As the centenarian prepped to board the white Skyvan plane, she slowly pushed her red walker out into the skydiving resort’s hangar. She took off her light blue cardigan and lifted her black loafers a few inches off the ground one at a time to work her way into a harness. She declined a jumpsuit but accepted an altimeter.

She left the walker just short of the plane, where two expert instructors helped her up the steps into the hold.

“Let’s go, let’s go, Geronimo!” she said, finally seated.

She took a leap out of a small plane and into the record books. 

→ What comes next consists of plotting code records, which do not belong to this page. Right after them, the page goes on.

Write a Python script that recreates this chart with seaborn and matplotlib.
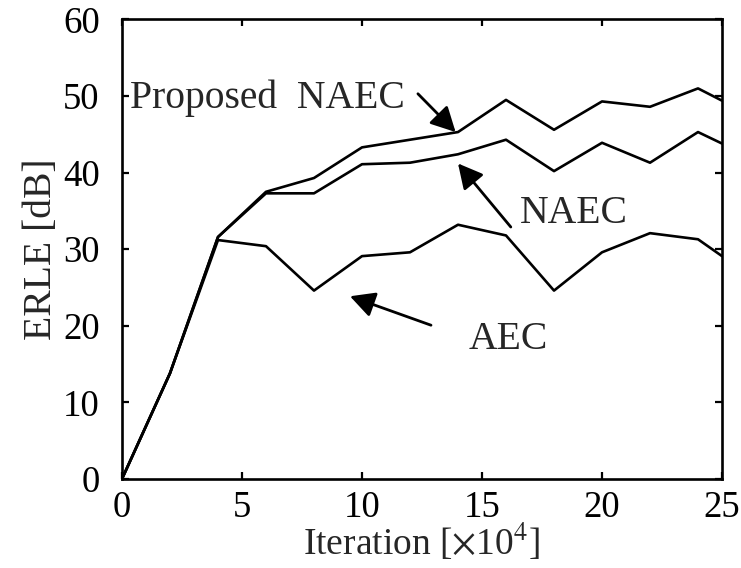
import matplotlib
matplotlib.use("Agg")
import matplotlib.pyplot as plt
import seaborn as sns
import pandas as pd

# Iteration index (x 10^4) and ERLE in dB for each canceller
iterations = [0, 2, 4, 6, 8, 10, 12, 14, 16, 18, 20, 22, 24, 25]
erle_proposed = [0, 13.8, 31.6, 37.5, 39.3, 43.3, 44.3, 45.3, 49.5, 45.6, 49.3, 48.6, 51.0, 49.4]
erle_naec = [0, 13.8, 31.6, 37.3, 37.3, 41.1, 41.3, 42.4, 44.3, 40.2, 43.9, 41.3, 45.3, 43.8]
erle_aec = [0, 13.8, 31.2, 30.4, 24.6, 29.1, 29.6, 33.2, 31.8, 24.6, 29.6, 32.1, 31.3, 29.1]

series_names = ["Proposed NAEC", "NAEC", "AEC"]
x_ticks = [0, 5, 10, 15, 20, 25]
y_ticks = [0, 10, 20, 30, 40, 50, 60]

df = pd.concat(
    [
        pd.DataFrame({"Iteration": iterations, "ERLE": vals, "Method": name})
        for name, vals in zip(series_names, [erle_proposed, erle_naec, erle_aec])
    ],
    ignore_index=True,
)

sns.set_style("ticks")
plt.rcParams["font.family"] = ["Liberation Serif", "DejaVu Serif"]
plt.rcParams["mathtext.fontset"] = "stix"

fig = plt.figure(figsize=(7.41, 5.68), dpi=100)
ax = fig.add_axes([0.1646, 0.1567, 0.8098, 0.809])

sns.lineplot(
    data=df, x="Iteration", y="ERLE", hue="Method",
    palette=["black"] * 3, linewidth=1.9, legend=False, ax=ax,
)

ax.set_xlim(0, 25)
ax.set_ylim(0, 60)
ax.set_xticks(x_ticks)
ax.set_yticks(y_ticks)

tick_fs = 26.5
note_fs = 28.5
ax.tick_params(axis="both", which="major", direction="in", length=5, width=1.6,
               labelsize=tick_fs, top=True, right=True, colors="black")
ax.tick_params(axis="x", pad=8)
ax.tick_params(axis="y", pad=16)
for sp in ax.spines.values():
    sp.set_visible(True)
    sp.set_linewidth(1.9)
    sp.set_color("black")

ax.set_xlabel(r"Iteration [$\times$10$^4$]", fontsize=27, labelpad=-2)
ax.set_ylabel("ERLE [dB]", fontsize=28.5, labelpad=2)

arrow = dict(arrowstyle="-|>,head_length=0.5,head_width=0.26", color="black",
             lw=2.0, mutation_scale=30, shrinkA=0, shrinkB=0)

ax.text(0.33, 48.5, "Proposed  NAEC", fontsize=note_fs, va="baseline", ha="left")
ax.annotate("", xy=(13.9, 45.3), xytext=(12.33, 50.3), arrowprops=arrow)

ax.text(16.58, 33.4, "NAEC", fontsize=note_fs, va="baseline", ha="left")
ax.annotate("", xy=(14.0, 41.2), xytext=(16.2, 32.9), arrowprops=arrow)

ax.text(14.46, 16.95, "AEC", fontsize=note_fs, va="baseline", ha="left")
ax.annotate("", xy=(9.5, 23.86), xytext=(12.875, 20.08), arrowprops=arrow)

fig.savefig("out.png", dpi=100)
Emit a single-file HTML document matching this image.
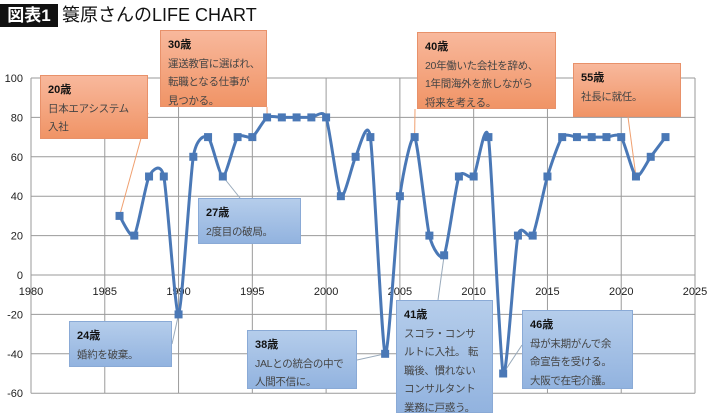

The Associated Press said that Dorothy “looked calm and confident when the plane was aloft and its aft door opened to reveal tan crop fields far below shortly before she shuffled toward the edge and leaped into the air. She tumbled out of the plane, head first, completing a perfect forward roll in the sky, before flying stable in freefall with her belly facing the ground.

The dive lasted seven minutes, including her parachute’s slow descent to the ground. Coming in to land, the wind pushed Hoffner’s white hair back, she clung to the harness over her narrow shoulders, picked up her legs and plopped softly onto the grassy landing area.

Friends rushed in to share congratulations, while someone brought over Hoffner’s red walker. She rose quickly and she was asked how it felt to be back on the ground.

‘Wonderful,’ Hoffner said. ‘But it was wonderful up there. The whole thing was delightful, wonderful, couldn’t have been better.’”

Skydive Chicago, who assisted Dorothy on her record jump, announced it is working to have Guinness World Records certify the jump.

In December, Dorothy will turn 105, but she said she has no intention of slowing down. Next up is taking a trip in a hot air balloon. 

“I’ve never been in one of those,” she said.